Given problem:
Leaving the pictures aside, transcribe every line below exactly.

☆ ☆ ☆ ☆ ☆ ☆ ☆

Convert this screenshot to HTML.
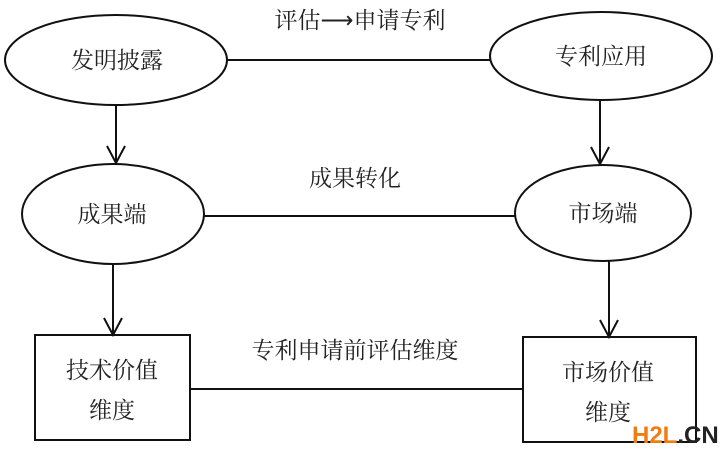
<!DOCTYPE html>
<html><head><meta charset="utf-8"><style>
body{margin:0;background:#fff;}
svg text{font-family:"Liberation Serif","Noto Serif CJK SC",serif;fill:#222;}
</style></head><body>
<svg width="720" height="453" viewBox="0 0 720 453" xmlns="http://www.w3.org/2000/svg">
<g fill="none" stroke="#111" stroke-width="2">
<ellipse cx="116" cy="60" rx="111" ry="45"/>
<ellipse cx="601" cy="56" rx="111" ry="44"/>
<ellipse cx="113" cy="214" rx="91" ry="50"/>
<ellipse cx="603" cy="213" rx="88" ry="48"/>
<rect x="35" y="335" width="155" height="105"/>
<rect x="523" y="337" width="173" height="105"/>
<line x1="227" y1="60" x2="490" y2="60"/>
<line x1="204" y1="216" x2="515" y2="216"/>
<line x1="190" y1="389" x2="523" y2="389"/>
<line x1="116" y1="105" x2="116" y2="163"/>
<polyline points="107,146 116,163 125,146"/>
<line x1="600" y1="100" x2="600" y2="164"/>
<polyline points="591,147 600,164 609,147"/>
<line x1="113" y1="264" x2="113" y2="335"/>
<polyline points="104,318 113,335 122,318"/>
<line x1="609" y1="261" x2="609" y2="337"/>
<polyline points="600,320 609,337 618,320"/>
</g>
<g font-size="23" text-anchor="middle">
<text x="117" y="68">发明披露</text>
<text x="601" y="64">专利应用</text>
<text x="112" y="222">成果端</text>
<text x="603" y="221">市场端</text>
<text x="360" y="28">评估⟶申请专利</text>
<text x="355" y="186">成果转化</text>
<text x="355" y="358">专利申请前评估维度</text>
<text x="112" y="378">技术价值</text>
<text x="112" y="418">维度</text>
<text x="608" y="380">市场价值</text>
<text x="608" y="420">维度</text>
</g>
<text x="632" y="443" font-size="24" font-weight="bold" style="fill:#f07c14;font-family:'Liberation Sans',sans-serif">H2L<tspan style="fill:#222">.CN</tspan></text>
</svg>
</body></html>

☆ ☆ ☆ ☆ ☆ ☆ ☆

Right answer:
Convert this screenshot to HTML.
<!DOCTYPE html>
<html><head><meta charset="utf-8"><style>
body{margin:0;background:#fff;}
svg text{font-family:"Liberation Serif","Noto Serif CJK SC",serif;fill:#222;}
</style></head><body>
<svg width="720" height="453" viewBox="0 0 720 453" xmlns="http://www.w3.org/2000/svg">
<g fill="none" stroke="#111" stroke-width="2">
<ellipse cx="116" cy="60" rx="111" ry="45"/>
<ellipse cx="601" cy="56" rx="111" ry="44"/>
<ellipse cx="113" cy="214" rx="91" ry="50"/>
<ellipse cx="603" cy="213" rx="88" ry="48"/>
<rect x="35" y="335" width="155" height="105"/>
<rect x="523" y="337" width="173" height="105"/>
<line x1="227" y1="60" x2="490" y2="60"/>
<line x1="204" y1="216" x2="515" y2="216"/>
<line x1="190" y1="389" x2="523" y2="389"/>
<line x1="116" y1="105" x2="116" y2="163"/>
<polyline points="107,146 116,163 125,146"/>
<line x1="600" y1="100" x2="600" y2="164"/>
<polyline points="591,147 600,164 609,147"/>
<line x1="113" y1="264" x2="113" y2="335"/>
<polyline points="104,318 113,335 122,318"/>
<line x1="609" y1="261" x2="609" y2="337"/>
<polyline points="600,320 609,337 618,320"/>
</g>
<g font-size="23" text-anchor="middle">
<text x="117" y="68">发明披露</text>
<text x="601" y="64">专利应用</text>
<text x="112" y="222">成果端</text>
<text x="603" y="221">市场端</text>
<text x="360" y="28">评估⟶申请专利</text>
<text x="355" y="186">成果转化</text>
<text x="355" y="358">专利申请前评估维度</text>
<text x="112" y="378">技术价值</text>
<text x="112" y="418">维度</text>
<text x="608" y="380">市场价值</text>
<text x="608" y="420">维度</text>
</g>
<text x="632" y="443" font-size="24" font-weight="bold" style="fill:#f07c14;font-family:'Liberation Sans',sans-serif">H2L<tspan style="fill:#222">.CN</tspan></text>
</svg>
</body></html>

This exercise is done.